Explain what the interferometric wide swath mode is

Concepts

  • [PS2-2-2-3-2-3-3-1] Interferometric Wide Swath Mode
    The Interferometric Wide Swath Mode is a particular acquisition mode of the C-Band satellites Sentinel-1 which implements the TOPS (Terrain Observation with Progressive Scan) method. It combines an antenna steering in elevation, as in ScanSAR mode, with a counterrotation of the antenna beam from backward to forward steering, opposite to the steering happening in Spotlight mode. The data is acquired in bursts by cyclically switching the antenna beam between multiple adjacent sub-swaths. This opposite steering direction of the antenna along the azimuth leads to a shorter target illumination and induces a decrease of the resolution, but a cyclically continuous coverage in azimuth direction. The principal difference to the other acquisition modes is that this acquisition mode implies a shrinking of the antenna footprint virtually to a ground target instead of slicing it to retrieve the target. The Interferometric Wide Swath Mode (IW) was originally designed to solve Signal-to-Noise heterogeneities and azimuth ambiguities appearing in the ScanSAR mode. For Sentinel-1, the IW mode provides a coverage of 250 km in range direction with an azimuth resolution of 20 m and incidence angles ranging from 29.1° in near to 46° in far range. Standard Single Look Complex Sentinel- 1 IW products contain three sub-swaths in range direction, with nine burts in azimuth direction.
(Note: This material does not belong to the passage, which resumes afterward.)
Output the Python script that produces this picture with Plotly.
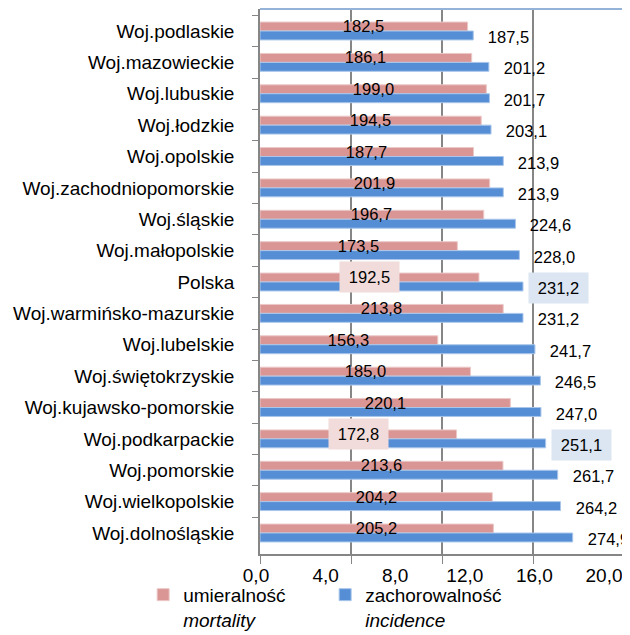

The IW mode is the standard acquisition mode of the Sentinel-1 C-Band satellites and is acquired continuously over all land surfaces. The application are very diverse, ranging from agriculture and forestry to urban deformation monitoring and ship surveillance. Similar to the IW mode, the Extra Wide Swath Mode (EW) of Sentinel-1 uses the same TOPS technique, but covers even wider areas up to 400 km in range direction, to the detriment of the resolution which decreases to 40 m. The EW Mode principally finds application in maritime applications such as artic and sea-ice monitoring, analyses of marine winds and oil pollution monitoring.